Будущее сокрыто от нашего взора, однако можно с уверенностью сказать, что отчуждение двух континентов после революций XVIII века имело значительные последствия. Именно в этот период Новый Свет потерял свое основное политическое значение в глазах элиты Европы, Америка перестала быть страной свободных и стала почти исключительно обетованной землей бедных. Безусловно, позиция европейских высших классов по отношению к мнимому материализму и вульгарности Нового Света была в значительной степени обусловлена социальным и культурным снобизмом средних классов, приобретающих все большее влияние, и сама по себе не представляла большой важности. Куда существеннее, что европейская революционная традиция в XIX веке проявила не более чем мимолетный интерес к Американской революции и еще меньший - к судьбе американской республики. В разительном контрасте с XVIII веком, когда политическая мысль philosophes задолго до начала Американской революции ориентировалась на события и институты Нового Света, революционная политическая мысль в XIX и XX столетиях развивалась так, как если бы в Новом Свете не было никакой революции, и так, словно в американских теориях и опыте, касающихся сферы политики и государственного устройства, никогда не было ничего достойного внимания.
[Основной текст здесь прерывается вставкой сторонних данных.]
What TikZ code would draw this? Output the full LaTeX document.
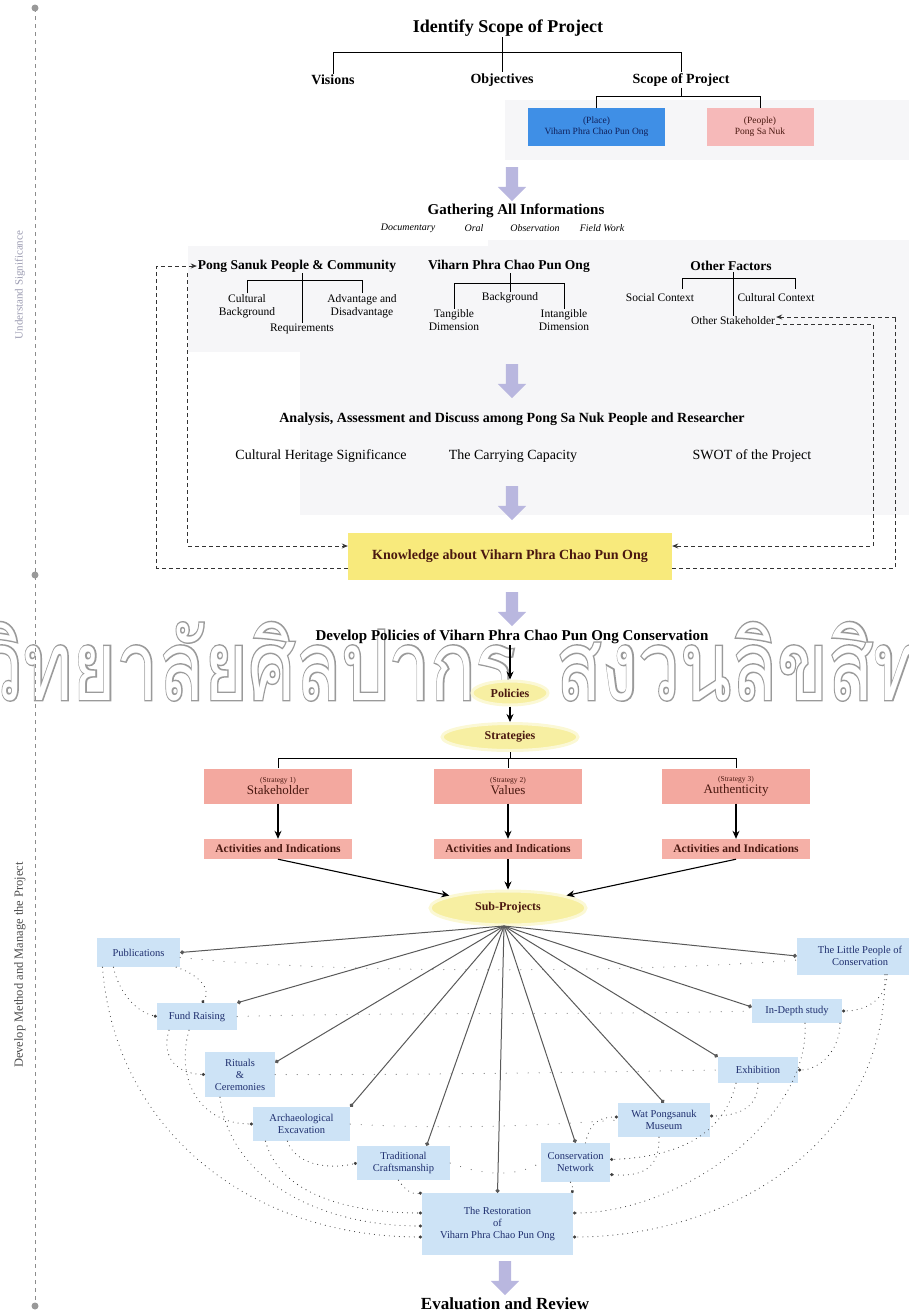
\documentclass[tikz,border=0pt]{standalone}
\usepackage{fontspec}
\setmainfont{Liberation Serif}
\newfontfamily\thaiwm[Script=Thai]{Loma}
\newfontfamily\thaiwmbold[Script=Thai, FakeBold=3]{Loma}
\usepackage{graphicx}
\usetikzlibrary{arrows.meta,shapes.geometric,shapes.arrows}
\definecolor{lav}{HTML}{B9B7DF}
\definecolor{placeblue}{HTML}{3F8FE6}
\definecolor{peoplepink}{HTML}{F6B9B9}
\definecolor{strpink}{HTML}{F3A89F}
\definecolor{actpink}{HTML}{F5B0A7}
\definecolor{knowy}{HTML}{F8EA7C}
\definecolor{elly}{HTML}{F7EFA2}
\definecolor{subblue}{HTML}{CDE3F6}
\definecolor{subtext}{HTML}{1E2E6E}
\definecolor{panel}{HTML}{F6F6F8}
\definecolor{wmgray}{HTML}{9A9A9A}
\definecolor{darkred}{HTML}{4A1810}
\definecolor{navy}{HTML}{10205A}
\definecolor{sidegray}{HTML}{9A9AB0}
\tikzset{
  ttl/.style={font=\bfseries\fontsize{18}{20}\selectfont, inner sep=1pt},
  hd/.style={font=\bfseries\fontsize{15}{17}\selectfont, inner sep=1pt},
  hdb/.style={font=\bfseries\fontsize{14}{16}\selectfont, inner sep=1pt},
  hdm/.style={font=\bfseries\fontsize{13.5}{15}\selectfont, inner sep=1pt},
  lbl/.style={font=\fontsize{11.5}{12.5}\selectfont, align=center, inner sep=1pt},
  itl/.style={font=\itshape\fontsize{10}{12}\selectfont, inner sep=1pt},
  rowt/.style={font=\fontsize{14}{16}\selectfont, inner sep=1pt},
  tree/.style={draw=black, line width=1pt},
  bigarr/.style={single arrow, fill=lav, draw=none, shape border rotate=270,
    minimum height=34pt, minimum width=28pt, inner sep=6pt, single arrow head extend=8pt},
  blk/.style={draw=black, line width=1.1pt, -{Stealth[length=8pt,width=7pt]}},
  dashl/.style={draw=black!80, line width=0.8pt, dash pattern=on 4pt off 3pt},
  placebox/.style={fill=placeblue, minimum width=137pt, minimum height=38pt, align=center,
    font=\fontsize{9.5}{11}\selectfont, text=navy, inner sep=1pt},
  pplbox/.style={fill=peoplepink, minimum width=107pt, minimum height=38pt, align=center,
    font=\fontsize{9.5}{11}\selectfont, text=darkred, inner sep=1pt},
  knowbox/.style={fill=knowy, minimum width=324pt, minimum height=47pt,
    font=\bfseries\fontsize{14}{16}\selectfont, text=darkred},
  ell/.style={ellipse, fill=elly, draw=elly!45, line width=3pt, text=darkred,
    font=\bfseries\fontsize{12}{14}\selectfont, inner sep=0pt},
  stbox/.style={fill=strpink, minimum width=148pt, minimum height=35pt, align=center,
    text=darkred, inner sep=1pt},
  actbox/.style={fill=actpink, minimum width=148pt, minimum height=20pt,
    font=\bfseries\fontsize{11.5}{13}\selectfont, text=darkred, inner sep=1pt},
  sp/.style={fill=subblue, align=center, text=subtext, font=\fontsize{10.5}{12}\selectfont, inner sep=1pt},
  hubl/.style={draw=black!65, line width=1pt, -{Circle[length=4pt]}},
  dotc/.style={draw=black!75, line width=1.1pt, line cap=round, dash pattern=on 0pt off 5pt, -{Circle[length=3pt]}},
  sparse/.style={draw=black!60, line width=1.1pt, line cap=round, dash pattern=on 0pt off 11pt},
  wmark/.style={inner sep=0pt},
}
\newcommand{\wmtext}[1]{\scalebox{0.77}[1]{\fontsize{97}{97}\selectfont\rlap{\textcolor{wmgray}{\thaiwmbold #1}}\textcolor{white}{\thaiwm #1}}}
\begin{document}
\begin{tikzpicture}[x=1pt,y=-1pt]
\useasboundingbox (0,0) rectangle (909,1315);
% faint background panels
\fill[panel] (505,100) rectangle (909,160);
\fill[panel] (188,246) rectangle (488,352);
\fill[panel] (488,240) rectangle (909,515);
\fill[panel] (300,352) rectangle (488,515);

% watermark
\node[wmark, anchor=base east] (wm1) at (516,700) {\wmtext{มหาวิทยาลัยศิลปากร}};
\node[wmark, anchor=base west] (wm2) at (556,700) {\wmtext{สงวนลิขสิทธิ์}};

% side bar
\coordinate (barT) at (35,8);
\coordinate (barM) at (35,575);
\coordinate (barB) at (35,1306);
\draw[draw=black!45, line width=0.8pt, dash pattern=on 4pt off 4pt] (barT) -- (barB);
\fill[black!40] (barT) circle (3.5pt);
\fill[black!40] (barM) circle (3.5pt);
\fill[black!40] (barB) circle (3.5pt);
\node[rotate=90, font=\fontsize{11}{12}\selectfont, text=sidegray] (us) at (20,285) {Understand Significance};
\node[rotate=90, font=\fontsize{12.5}{14}\selectfont, text=black!70] (dm) at (20,965) {Develop Method and Manage the Project};

% top
\node[ttl] (top) at (508,28) {Identify Scope of Project};
\node[hdb] (vis) at (333,80) {Visions};
\node[hdb] (obj) at (502,80) {Objectives};
\node[hdb] (scope) at (681,80) {Scope of Project};
\coordinate (b1) at (0,52);
\draw[tree] (top.south -| obj) -- (obj.north);
\draw[tree] (vis.north) -- (vis.north |- b1) -- (scope.north |- b1) -- (scope.north);
\node[placebox] (place) at (596.5,127) {(Place)\\Viharn Phra Chao Pun Ong};
\node[pplbox] (ppl) at (760,127) {(People)\\Pong Sa Nuk};
\coordinate (b2) at (0,96);
\draw[tree] (scope.south) -- (scope.south |- b2);
\draw[tree] (place.north) -- (place.north |- b2) -- (ppl.north |- b2) -- (ppl.north);

\node[bigarr] (ar1) at (512,181) {};
\node[hd] (gath) at (516,211) {Gathering All Informations};
\node[itl] (doc) at (408,228) {Documentary};
\node[itl] (oral) at (474,228) {Oral};
\node[itl] (obs) at (535,228) {Observation};
\node[itl] (fw) at (602,228) {Field Work};

% groups
\node[hdm] (pong) at (297,266) {Pong Sanuk People \& Community};
\node[hdm] (vih) at (509,266) {Viharn Phra Chao Pun Ong};
\node[hdm] (oth) at (731,266) {Other Factors};

\node[lbl] (cb) at (247,306) {Cultural\\Background};
\node[lbl] (adv) at (362,306) {Advantage and\\Disadvantage};
\node[lbl] (req) at (302,329) {Requirements};
\coordinate (b3) at (0,280);
\draw[tree] (req.north |- pong.south) -- (req.north);
\draw[tree] (cb.north) -- (cb.north |- b3) -- (adv.north |- b3) -- (adv.north);

\node[lbl] (bg) at (510,298) {Background};
\node[lbl] (tan) at (454,320) {Tangible\\Dimension};
\node[lbl] (intan) at (564,320) {Intangible\\Dimension};
\coordinate (b5) at (0,283);
\draw[tree] (bg.north |- vih.south) -- (bg.north);
\draw[tree] (tan.north) -- (tan.north |- b5) -- (intan.north |- b5) -- (intan.north);

\node[lbl] (soc) at (660,298) {Social Context};
\node[lbl] (cul) at (776,298) {Cultural Context};
\node[lbl] (ost) at (733,321) {Other Stakeholder};
\coordinate (rdl) at (682,289);
\coordinate (rdr) at (795,289);
\coordinate (b4) at (0,278);
\draw[tree] (ost.north |- oth.south) -- (ost.north);
\draw[tree] (rdl) -- (rdl |- b4) -- (rdr |- b4) -- (rdr);

\node[bigarr] (ar2) at (512,378) {};
\node[hdb] (anal) at (512,419) {Analysis, Assessment and Discuss among Pong Sa Nuk People and Researcher};
\node[rowt] (chs) at (321,456) {Cultural Heritage Significance};
\node[rowt] (cc) at (513,456) {The Carrying Capacity};
\node[rowt] (swot) at (752,456) {SWOT of the Project};
\node[bigarr] (ar3) at (512,500) {};
\node[knowbox] (know) at (510,556) {Knowledge about Viharn Phra Chao Pun Ong};

% dashed feedback loops
\draw[dashl, -{Stealth[length=6pt,width=5pt]}] ([xshift=-9pt]pong.south west) |- ([yshift=10pt]know.west);
\draw[dashl, -{Stealth[length=6pt,width=5pt]}] ([yshift=-12pt]know.west) -| ([xshift=-40pt]pong.west) -- (pong.west);
\draw[dashl, -{Stealth[length=6pt,width=5pt]}] ([yshift=-3pt]ost.east) -| ([xshift=201pt,yshift=10pt]know.east) -- ([yshift=10pt]know.east);
\draw[dashl, -{Stealth[length=6pt,width=5pt]}] ([yshift=-12pt]know.east) -| ([xshift=223pt]know.east |- ost.north) |- ([yshift=4pt]ost.east);

\node[bigarr] (ar4) at (512,606) {};
\node[hd] (dev) at (512,637) {Develop Policies of Viharn Phra Chao Pun Ong Conservation};
\node[ell, minimum width=76pt, minimum height=24pt] (pol) at (510,693) {Policies};
\node[ell, minimum width=136pt, minimum height=27pt] (strat) at (510,737) {Strategies};
\draw[blk] (dev.south -| pol) -- (pol.north);
\draw[blk] (pol.south) -- (strat.north);

\node[stbox] (s1) at (278,786) {{\fontsize{7.5}{8}\selectfont (Strategy 1)}\\{\fontsize{13}{14}\selectfont Stakeholder}};
\node[stbox] (s2) at (508,786) {{\fontsize{7.5}{8}\selectfont (Strategy 2)}\\{\fontsize{13}{14}\selectfont Values}};
\node[stbox] (s3) at (736,786) {{\fontsize{7.5}{8}\selectfont (Strategy 3)}\\{\fontsize{13}{14}\selectfont Authenticity}};
\coordinate (b6) at (0,758);
\draw[tree] (strat.south) -- (strat.south |- b6);
\draw[tree] (s2.north |- b6) -- (s2.north);
\draw[tree] (s1.north) -- (s1.north |- b6) -- (s3.north |- b6) -- (s3.north);
\node[actbox] (c1) at (278,849) {Activities and Indications};
\node[actbox] (c2) at (508,849) {Activities and Indications};
\node[actbox] (c3) at (736,849) {Activities and Indications};
\draw[blk] (s1.south) -- (c1.north);
\draw[blk] (s2.south) -- (c2.north);
\draw[blk] (s3.south) -- (c3.north);

\node[ell, minimum width=156pt, minimum height=34pt] (sub) at (508,908) {Sub-Projects};
\draw[blk] (c1.south) -- (sub);
\draw[blk] (c2.south) -- (sub.north);
\draw[blk] (c3.south) -- (sub);
\coordinate (hub) at (504,926);

% sub-project boxes
\node[sp, minimum width=83pt, minimum height=29pt] (pub) at (138.5,952.5) {Publications};
\node[sp, minimum width=80pt, minimum height=27pt] (fund) at (197,1016.5) {Fund Raising};
\node[sp, minimum width=70pt, minimum height=45pt] (rit) at (240,1074.5) {Rituals\\\&\\Ceremonies};
\node[sp, minimum width=97pt, minimum height=34pt] (arch) at (301.5,1124) {Archaeological\\Excavation};
\node[sp, minimum width=93pt, minimum height=34pt] (trad) at (403.5,1163) {Traditional\\Craftsmanship};
\node[sp, minimum width=151pt, minimum height=62pt] (rest) at (497.5,1224) {The Restoration\\of\\Viharn Phra Chao Pun Ong};
\node[sp, minimum width=69pt, minimum height=39pt] (net) at (575.5,1162.5) {Conservation\\Network};
\node[sp, minimum width=92pt, minimum height=34pt] (mus) at (664,1120) {Wat Pongsanuk\\Museum};
\node[sp, minimum width=80pt, minimum height=26pt] (exh) at (758,1070) {Exhibition};
\node[sp, minimum width=90pt, minimum height=24pt] (indep) at (797,1011) {In-Depth study};
\node[sp, minimum width=126pt, minimum height=37pt] (little) at (860,956) {The Little People of\\Conservation};

% fan lines
\draw[hubl] (hub) -- (pub.east);
\draw[hubl] (hub) -- (fund.north east);
\draw[hubl] (hub) -- ([yshift=12pt]rit.east);
\draw[hubl] (hub) -- (arch.north east);
\draw[hubl] (hub) -- ([xshift=23pt]trad.north);
\draw[hubl] (hub) -- (rest.north);
\draw[hubl] (hub) -- (net.north);
\draw[hubl] (hub) -- (mus.north);
\draw[hubl] (hub) -- (exh.north west);
\draw[hubl] (hub) -- ([yshift=4pt]indep.west);
\draw[hubl] (hub) -- (little.west);

% dotted relations, left
\draw[dotc] ([xshift=-25pt]pub.south) .. controls (118,990) and (135,1012) .. (fund.west);
\draw[dotc] ([xshift=-4pt]pub.south east) .. controls (200,975) and (212,990) .. ([xshift=5pt]fund.north);
\draw[dotc] ([xshift=-28pt]fund.south) .. controls (160,1060) and (180,1074) .. (rit.west);
\draw[dotc] ([xshift=-8pt]fund.south) .. controls (175,1080) and (200,1124) .. (arch.west);
\draw[dotc] ([xshift=-36pt]pub.south) .. controls (115,1130) and (250,1237) .. ([yshift=-13pt]rest.west);
\draw[dotc] ([xshift=-20pt]rit.south) .. controls (230,1180) and (320,1226) .. ([yshift=-2pt]rest.west);
\draw[dotc] ([xshift=-14pt]arch.south) .. controls (295,1165) and (330,1170) .. (trad.west);
\draw[dotc] ([xshift=-36pt]arch.south) .. controls (280,1195) and (350,1213) .. ([yshift=11pt]rest.west);
\draw[dotc] ([xshift=-5pt]trad.south) .. controls (405,1190) and (412,1195) .. (rest.north west);
% dotted relations, right
\draw[dotc] ([xshift=27pt]little.south) .. controls (887,1000) and (865,1011) .. (indep.east);
\draw[dotc] ([xshift=43pt]indep.south) .. controls (840,1050) and (820,1070) .. (exh.east);
\draw[dotc] ([xshift=25pt]little.south) .. controls (885,1150) and (720,1237) .. ([yshift=-13pt]rest.east);
\draw[dotc] ([xshift=8pt]indep.south) .. controls (810,1120) and (680,1213) .. ([yshift=11pt]rest.east);
\draw[dotc] (exh.south) .. controls (758,1110) and (735,1116) .. ([yshift=4pt]mus.east);
\draw[dotc] ([xshift=-22pt]exh.south) .. controls (720,1150) and (650,1158) .. ([yshift=3pt]net.east);
\draw[dotc] ([xshift=-5pt]mus.south) .. controls (660,1170) and (640,1177) .. ([yshift=-12pt]net.east);
\draw[dotc] ([xshift=10pt]net.north) .. controls (590,1122) and (600,1117) .. ([yshift=3pt]mus.west);
\draw[dotc] ([xshift=-5pt]net.south) .. controls (574,1188) and (572,1191) .. (rest.north east);
% sparse cross relations
\draw[sparse] ([yshift=-5pt]pub.east) .. controls (350,975) and (650,972) .. ([yshift=-4pt]little.west);
\draw[sparse] (fund.east) .. controls (400,1012) and (600,1015) .. (indep.west);
\draw[sparse] (rit.east) .. controls (420,1075) and (600,1072) .. (exh.west);
\draw[sparse] (arch.east) .. controls (450,1130) and (550,1125) .. (mus.west);
\draw[sparse] (trad.east) .. controls (490,1178) and (520,1175) .. (net.west);

\node[bigarr] (ar5) at (505,1275) {};
\node[font=\bfseries\fontsize{17}{19}\selectfont, inner sep=1pt] (eval) at (505,1304) {Evaluation and Review};
\end{tikzpicture}
\end{document}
Уже в нашем веке, когда революции стали вполне обыденным явлением в политической жизни большинства стран и континентов, неудачная попытка вписать Американскую революцию в революционную традицию бумерангом ударила по внешней политике Соединенных Штатов, которым пришлось заплатить непомерную цену за то, что о корнях американской истории во всем мире совсем не знали, а у себя дома - забыли. Это было тем более неприятно, что даже революции на американском континенте изъясняли себя и происходили так, словно знали наизусть сценарии революций во Франции, России или Китае, но слыхом не слыхивали о революции Американской. Возможно, менее драматичными, но едва ли менее реальными оказались последствия оборотной стороны этого незнания - неспособности американцев вспомнить, что революция дала жизнь Соединенным Штатам и что республика возникла не в результате некоей "исторической необходимости" или естественного развития, но как результат сознательного акта: основания свободы. Не в последнюю очередь именно этим провалом в памяти объясняется страх американцев перед революциями, поскольку именно этот страх в глазах всего мира является свидетельством правоты собственных представлений о революциях, списанных с образца Французской или Русской. Страх революции был скрытым leitmotif[403]послевоенной внешней политики Америки в ее отчаянных попытках стабилизировать статус-кво, в результате чего американские сила и престиж употреблялись (и злоупотреблялись) для поддержания обветшалых и коррумпированных политических режимов, ставших объектами ненависти и презрения среди своих собственных сограждан.